Monday, September 21, 2009

Kerry Do That Thing They Do

Kerry 0-16
Cork 1-09


There is a running joke in the much-beloved Peanuts cartoon strip. Lucy promises Charlie Brown that she will hold the football for him to kick it. She’s pulled it away in the past, but each time Charlie, God love him, believes the best of her. So Charlie runs in and kicks with all his might, Lucy pulls the ball away at the last second, like she always does, Charlie goes whoosh! through the air and ends up on the flat of his back, and Lucy’s girlish laughter rings in Charlie's ears. Again.

Cork must have felt very much like Charlie Brown when they woke up this morning. This year was the year when it was going to be all different. This was the New Jack Cork, the biggest, baddest football team every seen on Leeside. They crushed Kerry in Munster, and destroyed Tyrone in Croke Park. They were going to show Kerry once and for all who was boss. They weren’t afraid of Kerry any more.

Turns out Kerry weren’t afraid of them either. And that proved a crucial point.

Every other county in Ireland looks at the Championship one game at a time, and takes it piece by piece. Not Kerry. Kerry start in September and work back. Is this arrogant? Well, not really. Arrogance is misplaced self-confidence. Those thirty-six titles give Kerry something to be self-confident about.

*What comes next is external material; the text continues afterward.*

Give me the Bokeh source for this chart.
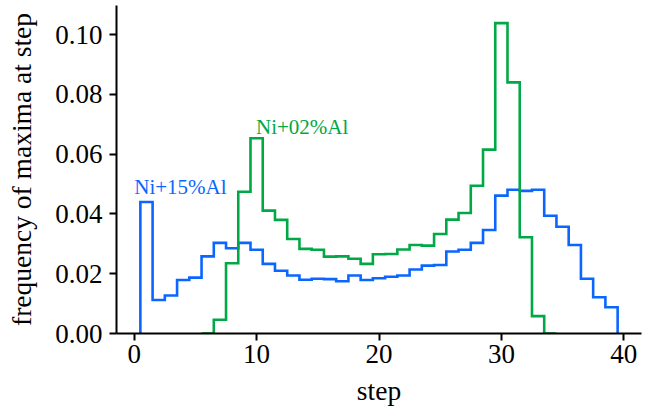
import numpy as np
from bokeh.plotting import figure
from bokeh.models import FixedTicker, PrintfTickFormatter, Range1d
from bokeh.core.properties import value
from bokeh.embed import file_html
from bokeh.resources import INLINE

# Ni+15%Al : frequency per step, bins centred on steps 1..39
steps_15 = list(range(1, 40))
freq_15 = [0.0440, 0.0112, 0.0127, 0.0179, 0.0187, 0.0258, 0.0303, 0.0285, 0.0303, 0.0280,
           0.0233, 0.0210, 0.0194, 0.0180, 0.0183, 0.0182, 0.0175, 0.0194, 0.0179, 0.0185,
           0.0190, 0.0194, 0.0214, 0.0227, 0.0229, 0.0274, 0.0280, 0.0303, 0.0346, 0.0461,
           0.0481, 0.0477, 0.0481, 0.0394, 0.0357, 0.0296, 0.0183, 0.0121, 0.0088]

# Ni+02%Al : frequency per step, bins centred on steps 6..34
steps_02 = list(range(6, 35))
freq_02 = [0.0, 0.0046, 0.0235, 0.0474, 0.0653, 0.0411, 0.0380, 0.0316, 0.0283, 0.0280,
           0.0257, 0.0258, 0.0250, 0.0233, 0.0265, 0.0266, 0.0281, 0.0296, 0.0294, 0.0333,
           0.0381, 0.0403, 0.0494, 0.0615, 0.1038, 0.0840, 0.0322, 0.0058, 0.0]

x_ticks = [0, 10, 20, 30, 40]
y_ticks = [0.00, 0.02, 0.04, 0.06, 0.08, 0.10]

BLUE = "#0a66ff"
GREEN = "#00a846"
FONT = "Liberation Serif"


def outline(centres, vals, width=1.0):
    c = np.asarray(centres, dtype=float)
    v = np.asarray(vals, dtype=float)
    left = c - width / 2
    right = c + width / 2
    xs = [left[0]]
    ys = [0.0]
    for l, r, h in zip(left, right, v):
        xs += [l, r]
        ys += [h, h]
    xs.append(right[-1])
    ys.append(0.0)
    return xs, ys


p = figure(width=649, height=412, output_backend="svg", toolbar_location=None,
           x_range=Range1d(-1.45, 41.45), y_range=Range1d(0, 0.1097),
           min_border_left=116, min_border_right=8, min_border_top=5, min_border_bottom=79)

p.background_fill_color = "white"
p.border_fill_color = "white"
p.outline_line_color = None
p.grid.visible = False

x15, y15 = outline(steps_15, freq_15)
x02, y02 = outline(steps_02, freq_02)
p.line(x15, y15, line_color=BLUE, line_width=2.6, line_join="miter")
p.line(x02, y02, line_color=GREEN, line_width=2.6, line_join="miter")

p.text(x=[0.0], y=[0.0468], text=["Ni+15%Al"], text_color=BLUE, y_offset=-7,
       text_font=value(FONT), text_font_size="21px", text_baseline="alphabetic", text_align="left")
p.text(x=[9.95], y=[0.0668], text=["Ni+02%Al"], text_color=GREEN, y_offset=-7,
       text_font=value(FONT), text_font_size="21px", text_baseline="alphabetic", text_align="left")

for ax in (p.xaxis, p.yaxis):
    ax.axis_line_color = "black"
    ax.axis_line_width = 2
    ax.major_tick_line_color = "black"
    ax.major_tick_line_width = 2
    ax.major_tick_out = 7
    ax.major_tick_in = 0
    ax.minor_tick_line_color = None
    ax.major_label_text_font = FONT
    ax.major_label_text_font_size = "27px"
    ax.major_label_text_color = "black"
    ax.axis_label_text_font = FONT
    ax.axis_label_text_font_size = "27.5px"
    ax.axis_label_text_font_style = "normal"
    ax.axis_label_text_color = "black"

p.xaxis.ticker = FixedTicker(ticks=x_ticks)
p.yaxis.ticker = FixedTicker(ticks=y_ticks)
p.yaxis.formatter = PrintfTickFormatter(format="%.2f")
p.xaxis.axis_label = "step"
p.yaxis.axis_label = "frequency of maxima at step"
p.xaxis.major_label_standoff = 4
p.yaxis.major_label_standoff = 7
p.xaxis.axis_label_standoff = 9
p.yaxis.axis_label_standoff = 15

open("out.html", "w").write(file_html(p, INLINE))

Nobody does football as Kerry do football. There is Kerry, and there is the rest. Kerry's own football culture is fantastic, with levels of competition and excellence unparalleled elsewhere in the country. And then there is the fact that nobody understands the nature of the senior inter-county Championship better than Kerry do.

One of the reasons that the Romans conquered the world was that they learned from their enemies. When Rome was under threat from the Carthaginian navy for control of the Mediterranean, the Romans taught themselves to become sailors. There was no marine tradition in Rome prior to that.

Equally, every time a team has threatened Kerry – Down in the sixties, Dublin in the seventies, Tyrone in this decade – Kerry have added characteristics of the opponent to their own arsenal, making themselves stronger while remaining true to their own fundamental philosophies.

Mick O’Dwyer’s teams abandoned catch-and-kick after Down exposed it in the sixties, and then matched the athleticism of Kevin Heffernan’s Dublin. Pat Spillane held his nose about “puke football” when Tyrone first unleashed the swarm defence, but Kerry gave Cork a masterclass in defending yesterday.

I don’t know who got the Sunday Game man of the match, but I would think seriously about giving it to Tommy Griffin at fullback. It was uncanny to see perfect ball delivered to Colm O’Neill’s chest while O’Neill was in front of Griffin and then see Griffin coming away with the ball and setting up another attack.

The other thing that has made Kerry great in recent times is that nobody understands the true nature of the Championship better than they do. For Kerry, and for Kerry alone, a provincial medal now ranks lower in esteem than the National League.

Other counties may be afraid of taking their chances in the thickets of the qualifiers, or else consider it beneath their dignity. Not Kerry. Kerry realise that everybody whom they could meet in the qualifiers will fear them, while they themselves fear nobody.

Kerry would not fancy a trip to Healy Park, but what are the chances of them being drawn against Tyrone, and losing home advantage as well? Not as high as they were for Mike McCarthy for to slot back into the team like he’d never been away. When you are talking about Kerry, you have to formulate an entirely different set of rules.

Nobody should be more away of this now than Cork, for whom this defeat has to sting. It casts a pall over everything they’ve done this year, as what failed for Cork this year was what fails for them every year.

One of the reasons for introducing the back door in the first place (because nobody likes to say m-o-n-e-y out loud) was this theory that Cork had a great team in the 1970s and, if only they hadn’t played in Munster, they could have won All-Irelands. On the evidence of today, maybe the simpler Championship just saved Dinny Allen and the boys some serious heartbreak further on down the line.

FOCAL SCÓIR: Congratulations to Armagh on a fine win over Mayo in the minor final. Ray Dempsey’s charges played their hearts out but Armagh were a superior outfit and class told in the end. Good luck to them.